▶ GIVEN TASK:
Please, without the pictures, retype exactly the lines from the start of the material through the line that holds "labelColor=TXT, rowPadding=12, labelOffset=6))".
━━━ EXERCISE INPUTS ━━━
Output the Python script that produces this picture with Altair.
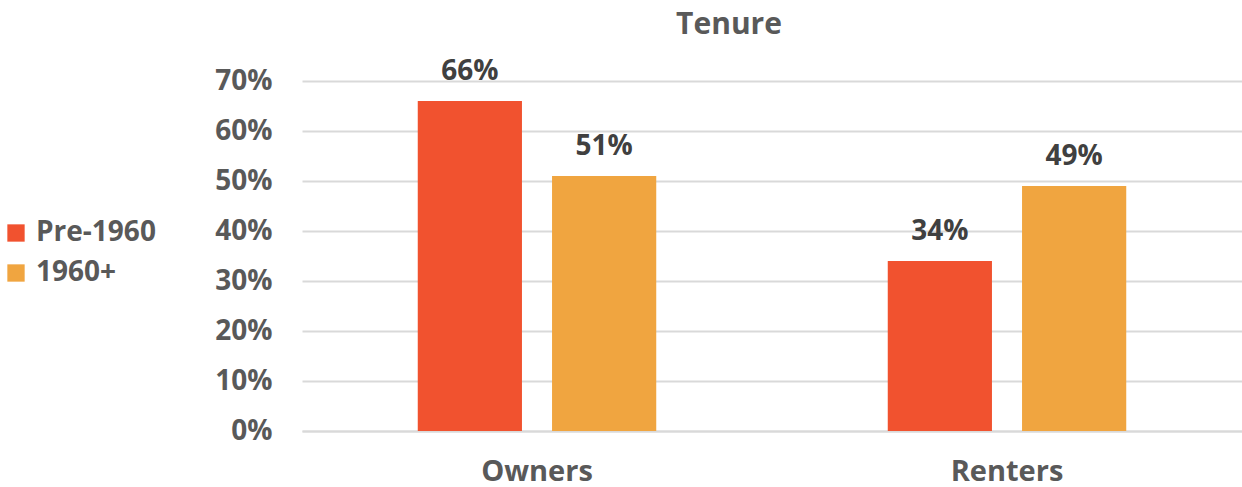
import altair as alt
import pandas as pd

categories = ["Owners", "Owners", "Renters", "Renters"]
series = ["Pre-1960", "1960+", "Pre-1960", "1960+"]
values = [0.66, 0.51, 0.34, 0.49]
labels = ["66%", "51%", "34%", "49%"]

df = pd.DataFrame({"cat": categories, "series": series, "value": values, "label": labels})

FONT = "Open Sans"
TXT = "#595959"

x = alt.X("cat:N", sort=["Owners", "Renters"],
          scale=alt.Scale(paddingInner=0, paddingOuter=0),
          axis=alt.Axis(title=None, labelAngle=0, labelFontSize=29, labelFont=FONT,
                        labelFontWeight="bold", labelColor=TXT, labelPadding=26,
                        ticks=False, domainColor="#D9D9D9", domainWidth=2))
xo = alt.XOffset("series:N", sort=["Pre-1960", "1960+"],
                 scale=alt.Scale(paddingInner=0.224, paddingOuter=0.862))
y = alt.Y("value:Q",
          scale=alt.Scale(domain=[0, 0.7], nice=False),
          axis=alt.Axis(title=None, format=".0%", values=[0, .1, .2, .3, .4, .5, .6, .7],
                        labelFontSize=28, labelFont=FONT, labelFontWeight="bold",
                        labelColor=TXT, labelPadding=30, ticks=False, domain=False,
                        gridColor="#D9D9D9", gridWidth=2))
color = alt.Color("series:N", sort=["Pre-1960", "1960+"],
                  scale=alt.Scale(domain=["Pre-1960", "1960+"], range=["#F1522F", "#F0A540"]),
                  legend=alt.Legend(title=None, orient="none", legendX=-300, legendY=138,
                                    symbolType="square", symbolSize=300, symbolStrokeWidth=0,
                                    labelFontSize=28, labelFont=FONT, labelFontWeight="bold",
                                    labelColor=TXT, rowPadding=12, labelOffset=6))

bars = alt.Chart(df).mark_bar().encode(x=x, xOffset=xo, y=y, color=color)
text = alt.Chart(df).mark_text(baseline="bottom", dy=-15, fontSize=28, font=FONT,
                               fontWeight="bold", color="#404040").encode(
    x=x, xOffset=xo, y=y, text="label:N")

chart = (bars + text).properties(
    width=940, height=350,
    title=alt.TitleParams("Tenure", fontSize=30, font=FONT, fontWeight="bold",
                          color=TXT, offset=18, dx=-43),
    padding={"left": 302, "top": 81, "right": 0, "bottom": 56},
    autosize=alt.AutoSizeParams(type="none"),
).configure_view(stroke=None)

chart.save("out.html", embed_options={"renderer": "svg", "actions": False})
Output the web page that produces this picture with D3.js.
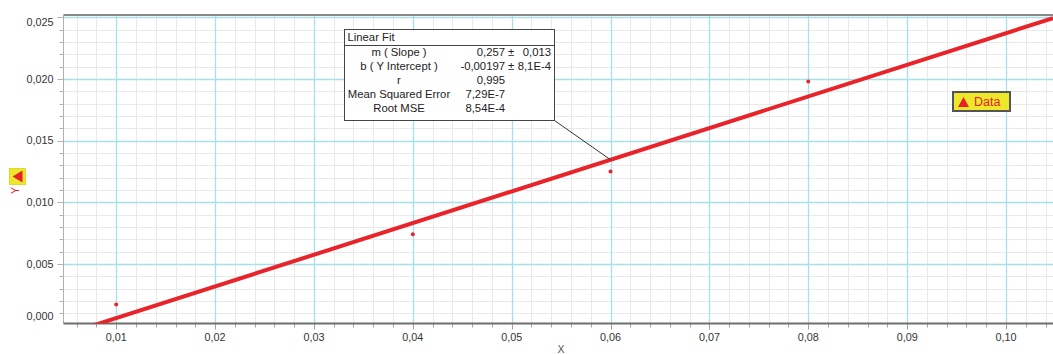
━━━
▶ TASK ANSWER:
Output the Python script that produces this picture with Altair.
import altair as alt
import pandas as pd

categories = ["Owners", "Owners", "Renters", "Renters"]
series = ["Pre-1960", "1960+", "Pre-1960", "1960+"]
values = [0.66, 0.51, 0.34, 0.49]
labels = ["66%", "51%", "34%", "49%"]

df = pd.DataFrame({"cat": categories, "series": series, "value": values, "label": labels})

FONT = "Open Sans"
TXT = "#595959"

x = alt.X("cat:N", sort=["Owners", "Renters"],
          scale=alt.Scale(paddingInner=0, paddingOuter=0),
          axis=alt.Axis(title=None, labelAngle=0, labelFontSize=29, labelFont=FONT,
                        labelFontWeight="bold", labelColor=TXT, labelPadding=26,
                        ticks=False, domainColor="#D9D9D9", domainWidth=2))
xo = alt.XOffset("series:N", sort=["Pre-1960", "1960+"],
                 scale=alt.Scale(paddingInner=0.224, paddingOuter=0.862))
y = alt.Y("value:Q",
          scale=alt.Scale(domain=[0, 0.7], nice=False),
          axis=alt.Axis(title=None, format=".0%", values=[0, .1, .2, .3, .4, .5, .6, .7],
                        labelFontSize=28, labelFont=FONT, labelFontWeight="bold",
                        labelColor=TXT, labelPadding=30, ticks=False, domain=False,
                        gridColor="#D9D9D9", gridWidth=2))
color = alt.Color("series:N", sort=["Pre-1960", "1960+"],
                  scale=alt.Scale(domain=["Pre-1960", "1960+"], range=["#F1522F", "#F0A540"]),
                  legend=alt.Legend(title=None, orient="none", legendX=-300, legendY=138,
                                    symbolType="square", symbolSize=300, symbolStrokeWidth=0,
                                    labelFontSize=28, labelFont=FONT, labelFontWeight="bold",
                                    labelColor=TXT, rowPadding=12, labelOffset=6))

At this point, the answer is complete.